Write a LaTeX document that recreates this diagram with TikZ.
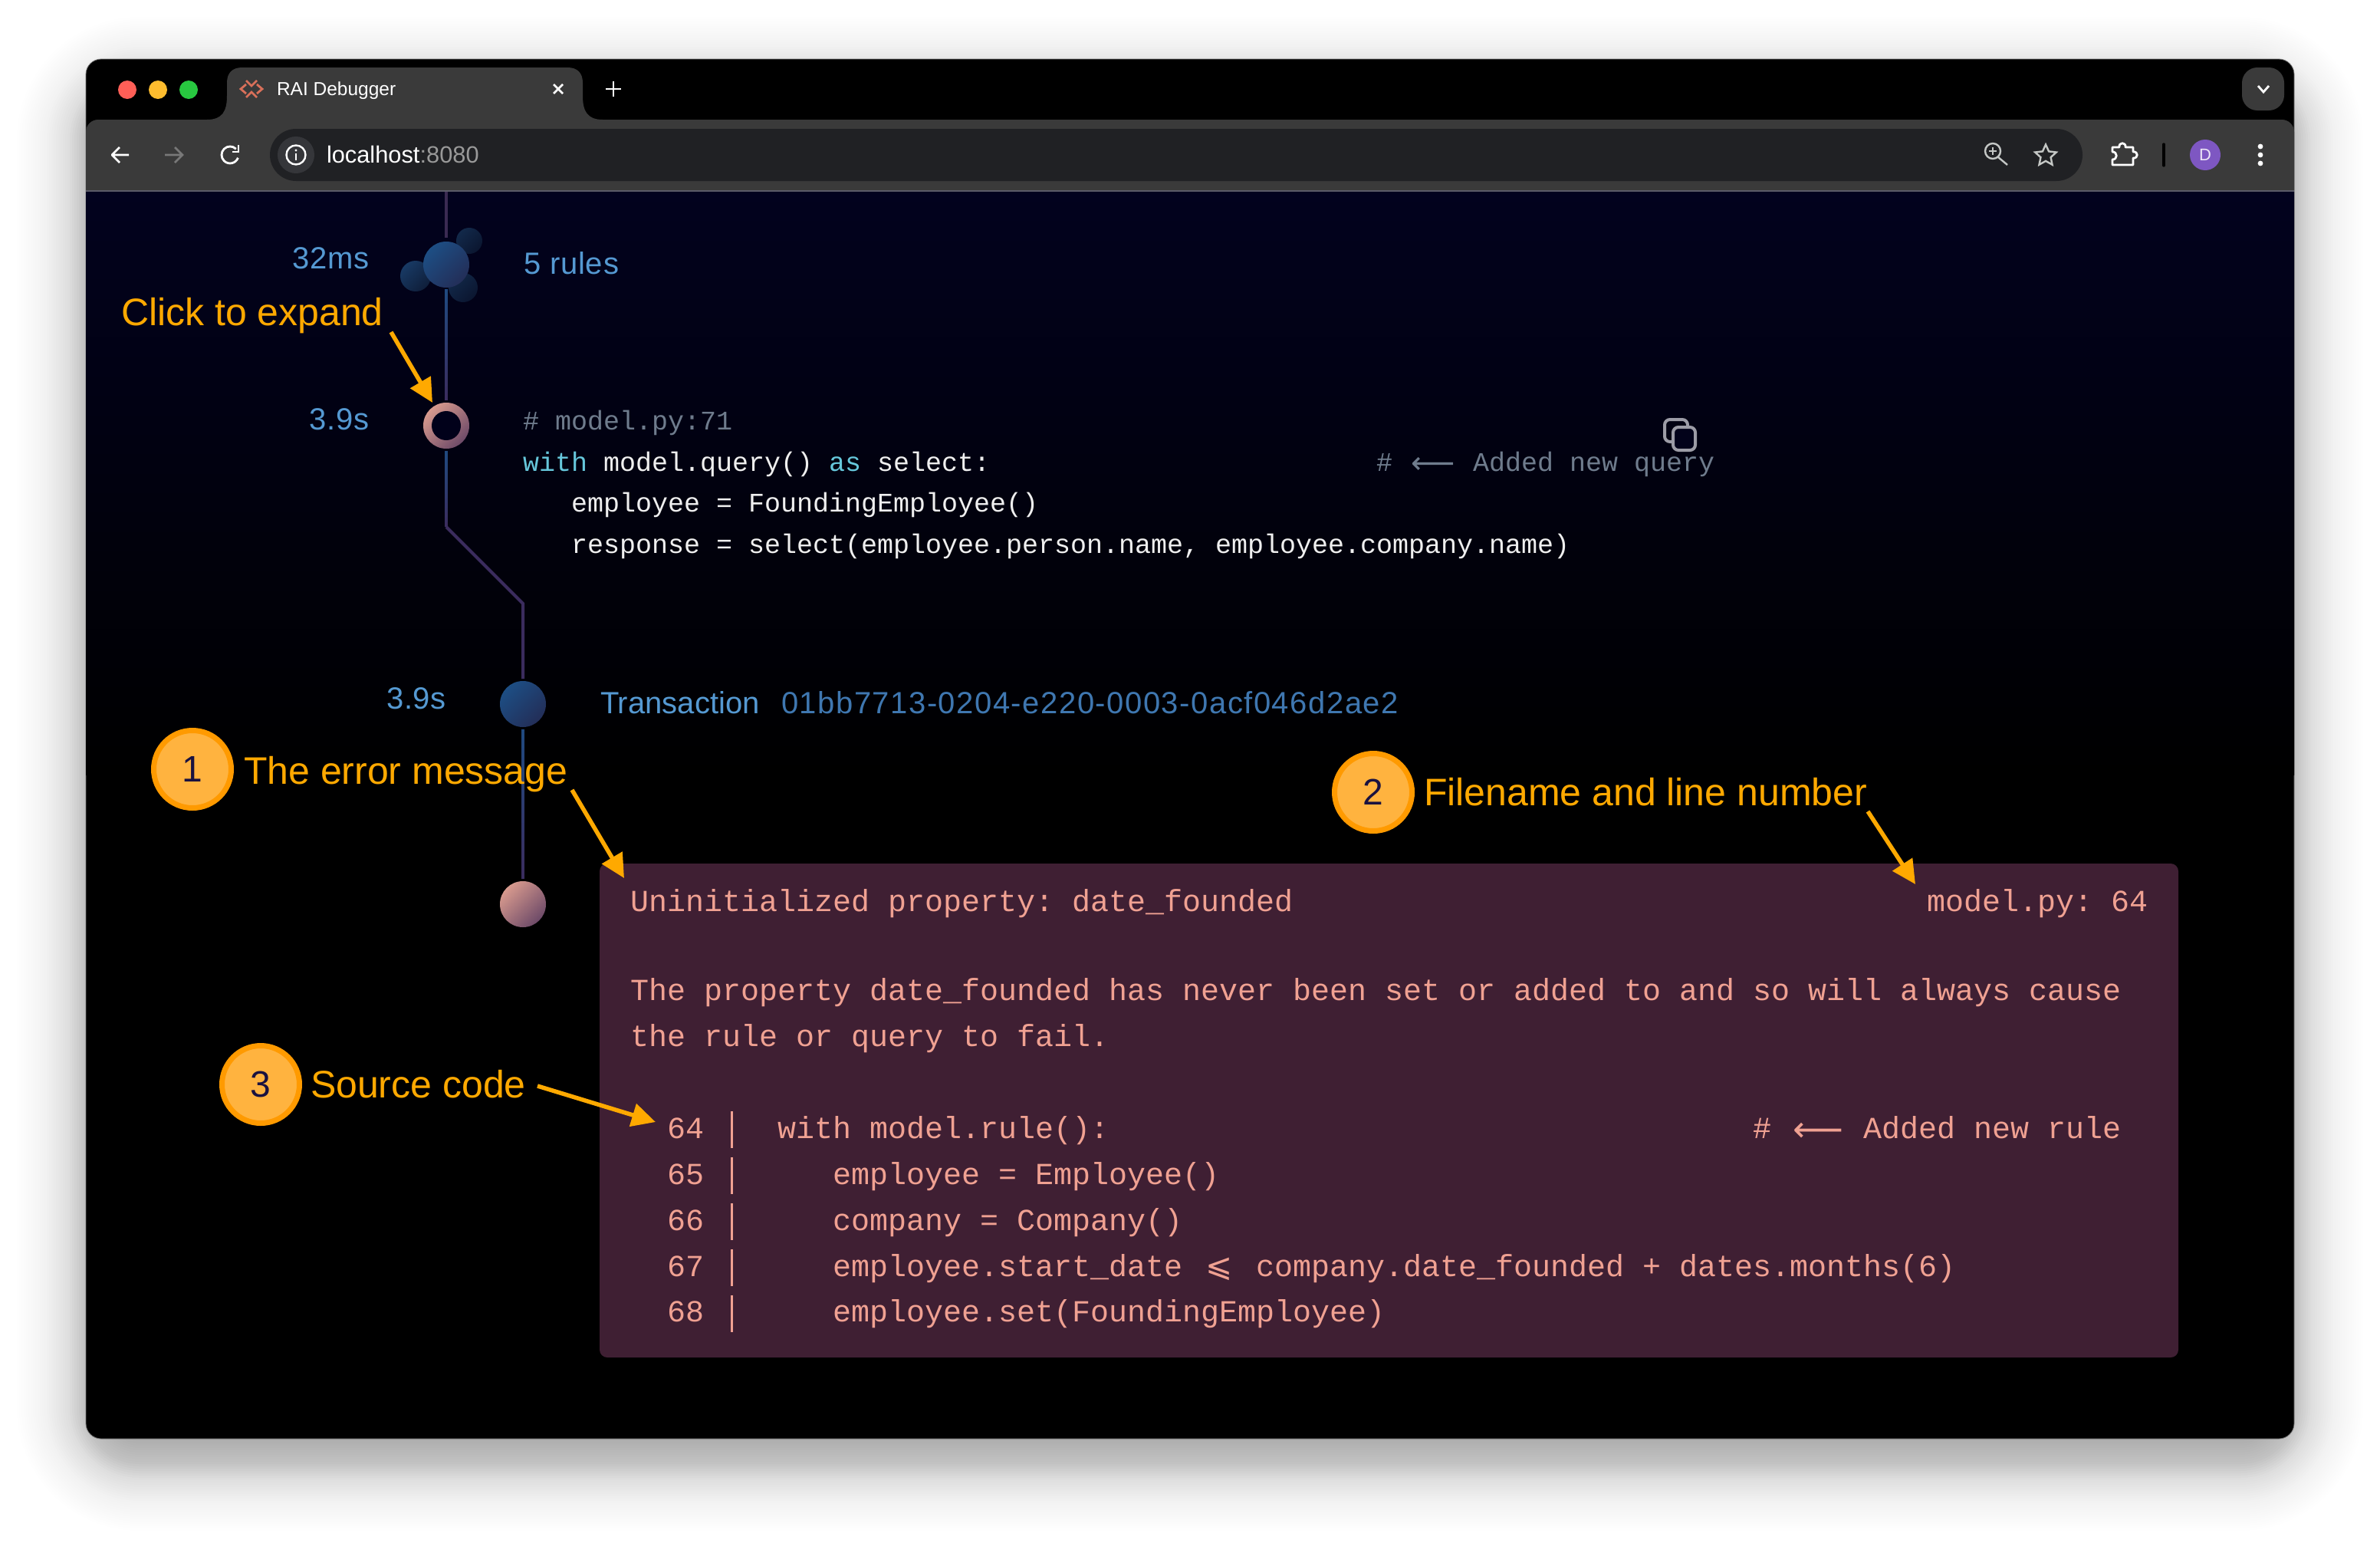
\documentclass[tikz,border=0pt]{standalone}
\usepackage{fontspec}
\setmainfont{Liberation Sans}
\setmonofont{Liberation Mono}
\newfontfamily\dvfont{DejaVu Sans}
\usetikzlibrary{arrows.meta,calc,shapes.geometric}
\definecolor{tbar}{HTML}{3A3A3A}
\definecolor{addr}{HTML}{202124}
\definecolor{infobg}{HTML}{35363A}
\definecolor{pagetop}{HTML}{02021E}
\definecolor{linepurple}{HTML}{3B2C5E}
\definecolor{linetop}{HTML}{3A2A52}
\definecolor{lineblue}{HTML}{1F4A80}
\definecolor{timeblue}{HTML}{5599D2}
\definecolor{idblue}{HTML}{3F77B0}
\definecolor{amber}{HTML}{FFA900}
\definecolor{amberrim}{HTML}{FF9A00}
\definecolor{amberfill}{HTML}{FFB33F}
\definecolor{digit}{HTML}{1A1240}
\definecolor{errbg}{HTML}{3F1F33}
\definecolor{errtext}{HTML}{F0A192}
\definecolor{kw}{HTML}{66C7DB}
\definecolor{codew}{HTML}{EFEFEF}
\definecolor{cmt}{HTML}{6F7C8D}
\definecolor{copyc}{HTML}{9C9CA6}
\definecolor{icon}{HTML}{C4C7C5}
\definecolor{fav}{HTML}{D9705A}
\definecolor{tlred}{HTML}{FF5F57}
\definecolor{tlamber}{HTML}{FEBC2E}
\definecolor{tlgreen}{HTML}{28C840}
\definecolor{avatarc}{HTML}{7E57C2}
\definecolor{divider}{HTML}{5B5B68}
\definecolor{holebg}{HTML}{01011A}
\definecolor{copybg}{HTML}{02021A}
\definecolor{satA}{HTML}{183A64}
\definecolor{satB}{HTML}{0F1E3A}
\definecolor{satC}{HTML}{12294A}
\definecolor{satD}{HTML}{0B1630}
\definecolor{blueA}{HTML}{1D4E84}
\definecolor{blueB}{HTML}{232E58}
\definecolor{pinkA}{HTML}{D89A8E}
\definecolor{pinkB}{HTML}{6D4A68}
\tikzset{
  every node/.style={inner sep=0pt,outer sep=0pt},
  uitext/.style={anchor=base west,text=white,font=\fontsize{12.25pt}{14pt}\selectfont},
  urltext/.style={anchor=base west,text=white,font=\fontsize{15.4pt}{18pt}\selectfont},
  timelabel/.style={anchor=base east,text=timeblue,font=\fontsize{20pt}{24pt}\selectfont\addfontfeature{LetterSpace=2}},
  bluelabel/.style={anchor=base west,text=timeblue,font=\fontsize{20pt}{24pt}\selectfont\addfontfeature{LetterSpace=2}},
  translabel/.style={anchor=base west,text=timeblue,font=\fontsize{20pt}{24pt}\selectfont},
  idlabel/.style={anchor=base west,text=idblue,font=\fontsize{20pt}{24pt}\selectfont\addfontfeature{LetterSpace=3.8}},
  note/.style={anchor=base west,text=amber,font=\fontsize{25pt}{30pt}\selectfont},
  callout/.style={circle,draw=amberrim,line width=3.5pt,fill=amberfill,minimum size=50.5pt,text=digit,font=\fontsize{24pt}{28pt}\selectfont},
  callarrow/.style={draw=amber,line width=2.75pt,-{Triangle[length=15.5pt,width=15pt,fill=amber]}},
  code/.style={anchor=base west,text=codew,font=\ttfamily\frenchspacing\fontsize{17.5pt}{21pt}\selectfont},
  codekw/.style={code,text=kw},
  codecmt/.style={code,text=cmt},
  arrowcmt/.style={anchor=center,text=cmt,font=\dvfont\fontsize{20pt}{24pt}\selectfont},
  err/.style={anchor=base west,text=errtext,font=\ttfamily\frenchspacing\fontsize{20pt}{24pt}\selectfont},
  errarrow/.style={anchor=center,text=errtext,font=\dvfont\fontsize{23pt}{26pt}\selectfont},
  errsym/.style={anchor=center,text=errtext,font=\dvfont\fontsize{21pt}{24pt}\selectfont},
  barline/.style={draw=errtext,line width=1.5pt},
  tl/.style={line width=2pt},
  knob/.style n args={3}{circle,minimum size=#1,left color=#2,right color=#3,shading angle=45},
  iconline/.style={draw=icon,line width=1.2pt},
  uiline/.style={draw=white,line width=1.4pt},
}
\newcommand\gradseg[4]{%
  \foreach \k in {1,...,16}{%
    \pgfmathsetmacro\pa{(\k-1)/16}%
    \pgfmathsetmacro\pb{\k/16}%
    \pgfmathsetmacro\mx{100*(\k-0.5)/16}%
    \draw[tl,color=#4!\mx!#3] ($(#1)!\pa!(#2)$) -- ($(#1)!\pb!(#2)$);
  }%
}
\begin{document}
\begin{tikzpicture}[x=0.5pt,y=-0.5pt]
\useasboundingbox (0,0) rectangle (3104,2024);
\fill[white] (0,0) rectangle (3104,2024);
% soft window shadow
\foreach \k in {0,...,40}{%
  \pgfmathsetmacro\e{90-3*\k}%
  \pgfmathsetmacro\op{\e>52 ? 0.005 : (\e>22 ? 0.0095 : (\e>0 ? 0.014 : 0.008))}%
  \pgfmathsetmacro\rr{max(10,(\e+50)*0.5+10)}%
  \fill[black,opacity=\op,rounded corners=\rr pt] (112-\e,112-\e) rectangle (2992+\e,1906+\e);
}
% window
\fill[black,rounded corners=10pt,draw=black!55,line width=0.4pt] (112,77) rectangle (2992,1876);
\fill[tbar] (112,248) [rounded corners=8pt] -- (112,156) -- (2992,156) [sharp corners] -- (2992,248) -- cycle;
% tab
\fill[tbar] (270,156) .. controls (290,156) and (296,145) .. (296,125) -- (296,108) .. controls (296,95) and (303,88) .. (316,88) -- (740,88) .. controls (753,88) and (760,95) .. (760,108) -- (760,125) .. controls (760,145) and (766,156) .. (786,156) -- cycle;
% traffic lights
\fill[tlred] (166,117) circle (12);
\fill[tlamber] (206,117) circle (12);
\fill[tlgreen] (246,117) circle (12);
% favicon
\draw[fav,line width=1.4pt] (321,105)--(328,112)--(335,105);
\draw[fav,line width=1.4pt] (321,127)--(328,120)--(335,127);
\draw[fav,line width=1.4pt] (321,110)--(314,116)--(321,122);
\draw[fav,line width=1.4pt] (335,110)--(342,116)--(335,122);
\node[uitext] (tabtitle) at (361,124) {RAI Debugger};
\draw[uiline] (722,110)--(734,122) (734,110)--(722,122);
\draw[uiline] (800,106)--(800,126) (790,116)--(810,116);
% tab list button
\fill[tbar,rounded corners=10pt] (2924,88) rectangle (2979,144);
\draw[uiline] (2945,112)--(2952,120)--(2959,112);
% navigation
\draw[uiline,line join=round] (168,202)--(146,202) (156,192)--(146,202)--(156,212);
\draw[draw=white!47!black,line width=1.4pt] (215,202)--(238,202) (228,192)--(238,202)--(228,212);
\draw[uiline] (307.8,194.2) arc[start angle=45,end angle=340,radius=5.5pt];
\draw[uiline] (311,189)--(311,198)--(303,198);
% address bar
\fill[addr,rounded corners=17pt] (352,168) rectangle (2716,236);
\fill[infobg] (386,202) circle (24);
\draw[draw=white,line width=1.2pt] (386,202) circle (12.5);
\fill[white] (386,196) circle (1.7);
\draw[draw=white,line width=1.2pt] (386,200)--(386,209);
\node[urltext] (url) at (426,212) {localhost\textcolor{white!60!black}{:8080}};
% right toolbar icons
\draw[iconline] (2599,197) circle (10);
\draw[iconline] (2606,205)--(2618,215);
\draw[iconline] (2599,192)--(2599,202) (2594,197)--(2604,197);
\node[star,star points=5,star point ratio=2.1,draw=icon,line width=1.2pt,minimum size=14.5pt] (starbtn) at (2668,203) {};
\draw[uiline,line join=round] (2755,192) -- (2764,192) .. controls (2763,185) and (2773,185) .. (2772,192) -- (2782,192) -- (2782,198) .. controls (2789,197) and (2789,207) .. (2782,206) -- (2782,215) -- (2755,215) -- (2755,208) .. controls (2762,208) and (2762,198) .. (2755,198) -- cycle;
\draw[black,line width=1.6pt,line cap=round] (2822,188)--(2822,216);
\node[circle,fill=avatarc,minimum size=20pt,text=white!85!avatarc,font=\fontsize{11pt}{13pt}\selectfont] (avatar) at (2876,202) {D};
\fill[white] (2948,191) circle (3.4) (2948,202) circle (3.4) (2948,213) circle (3.4);
% page
\shade[top color=pagetop,bottom color=black] (112,250) rectangle (2992,1010);
\draw[draw=divider,line width=1pt] (112,249)--(2992,249);
% timeline
\node[knob={20pt}{satA}{satB}] (satL) at (542,360) {};
\node[knob={17pt}{satC}{satD}] (satT) at (612,314) {};
\node[knob={19pt}{satC}{satD}] (satB) at (604,375) {};
\node[knob={30pt}{blueA}{blueB}] (clu) at (582,345) {};
\node[knob={30pt}{pinkA}{pinkB}] (ring) at (582,555) {};
\node[circle,minimum size=19pt,fill=holebg] (ringhole) at (582,555) {};
\node[knob={30pt}{blueA}{blueB}] (txn) at (682,918) {};
\node[knob={30pt}{pinkA}{pinkB}] (endn) at (682,1179) {};
\coordinate (topl) at (582,250);
\coordinate (cluN) at ($(clu.north)+(0,-5)$);
\coordinate (cluS) at ($(clu.south)+(0,2)$);
\coordinate (ringN) at ($(ring.north)+(0,-3)$);
\coordinate (ringS) at ($(ring.south)+(0,3)$);
\coordinate (bendA) at (582,687);
\coordinate (bendB) at (682,787);
\coordinate (txnN) at ($(txn.north)+(0,-3)$);
\coordinate (txnS) at ($(txn.south)+(0,3)$);
\coordinate (endN) at ($(endn.north)+(0,-3)$);
\draw[tl,color=linetop] (topl) -- (cluN);
\gradseg{cluS}{ringN}{lineblue}{linepurple}
\gradseg{ringS}{bendA}{lineblue}{linepurple}
\draw[tl,color=linepurple] (bendA) -- (bendB) -- (txnN);
\gradseg{txnS}{endN}{lineblue}{linepurple}
% timeline texts
\node[timelabel] (t32) at (482,350) {32ms};
\node[bluelabel] (rules) at (683,357) {5 rules};
\node[timelabel] (t39a) at (482,560) {3.9s};
\node[timelabel] (t39b) at (582,924) {3.9s};
\node[translabel] (trans) at (783,930) {Transaction};
\node[idlabel] (txid) at (1019,930) {01bb7713-0204-e220-0003-0acf046d2ae2};
% query code
\node[codecmt] (c0) at (682,560) {\# model.py:71};
\node[codekw] (c1a) at (682,614) {with};
\node[code] (c1b) at (787,614) {model.query()};
\node[codekw] (c1c) at (1081,614) {as};
\node[code] (c1d) at (1144,614) {select:};
\node[codecmt] (c1e) at (1795,614) {\#};
\node[arrowcmt] (c1f) at (1869,607) {⟵};
\node[codecmt] (c1g) at (1921,614) {Added new query};
\node[code] (c2) at (745,667) {employee = FoundingEmployee()};
\node[code] (c3) at (745,721) {response = select(employee.person.name, employee.company.name)};
% copy icon
\draw[copyc,line width=2pt,rounded corners=3.5pt] (2171,547) rectangle (2201,576);
\draw[copyc,fill=copybg,line width=2pt,rounded corners=3.5pt] (2182,557) rectangle (2211,587);
% error panel
\fill[errbg,rounded corners=5pt] (782,1126) rectangle (2841,1770);
\node[err] (e1) at (822,1188) {Uninitialized property: date\_founded};
\node[err,anchor=base east] (e2) at (2802,1188) {model.py: 64};
\node[err] (e3) at (822,1304) {The property date\_founded has never been set or added to and so will always cause};
\node[err] (e4) at (822,1364) {the rule or query to fail.};
\node[err] (n64) at (870,1484) {64};
\node[err] (n65) at (870,1544) {65};
\node[err] (n66) at (870,1604) {66};
\node[err] (n67) at (870,1664) {67};
\node[err] (n68) at (870,1723) {68};
\foreach \yy in {1449,1509,1569,1629,1689}{\draw[barline] (954,\yy)--(954,\yy+48);}
\node[err] (l64) at (1014,1484) {with model.rule():};
\node[err] (l64a) at (2286,1484) {\#};
\node[errarrow] (l64b) at (2371,1476) {⟵};
\node[err] (l64c) at (2430,1484) {Added new rule};
\node[err] (l65) at (1086,1544) {employee = Employee()};
\node[err] (l66) at (1086,1604) {company = Company()};
\node[err] (l67a) at (1086,1664) {employee.start\_date};
\node[errsym] (l67b) at (1590,1655) {⩽};
\node[err] (l67c) at (1638,1664) {company.date\_founded + dates.months(6)};
\node[err] (l68) at (1086,1723) {employee.set(FoundingEmployee)};
% annotations
\node[note] (clicknote) at (158,424) {Click to expand};
\node[callout] (m1) at (251,1003) {1};
\node[note] (msg1) at (318,1022) {The error message};
\node[callout] (m2) at (1791,1033) {2};
\node[note] (msg2) at (1857,1050) {Filename and line number};
\node[callout] (m3) at (340,1414) {3};
\node[note] (msg3) at (405,1431) {Source code};
\coordinate (a1s) at (510,433);
\coordinate (a1e) at (564,525);
\coordinate (a2s) at (746,1030);
\coordinate (a2e) at (814,1145);
\coordinate (a3s) at (2436,1058);
\coordinate (a3e) at (2498,1153);
\coordinate (a4s) at (701,1416);
\coordinate (a4e) at (855,1463);
\draw[callarrow] (a1s) -- (a1e);
\draw[callarrow] (a2s) -- (a2e);
\draw[callarrow] (a3s) -- (a3e);
\draw[callarrow] (a4s) -- (a4e);
\end{tikzpicture}
\end{document}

+ + +

--- What you should do ---
Search the lines for "with". Copy each line that has it.

--- Reply to the exercise ---
Write a LaTeX document that recreates this diagram with TikZ.
\node[codekw] (c1a) at (682,614) {with};
\node[err] (l64) at (1014,1484) {with model.rule():};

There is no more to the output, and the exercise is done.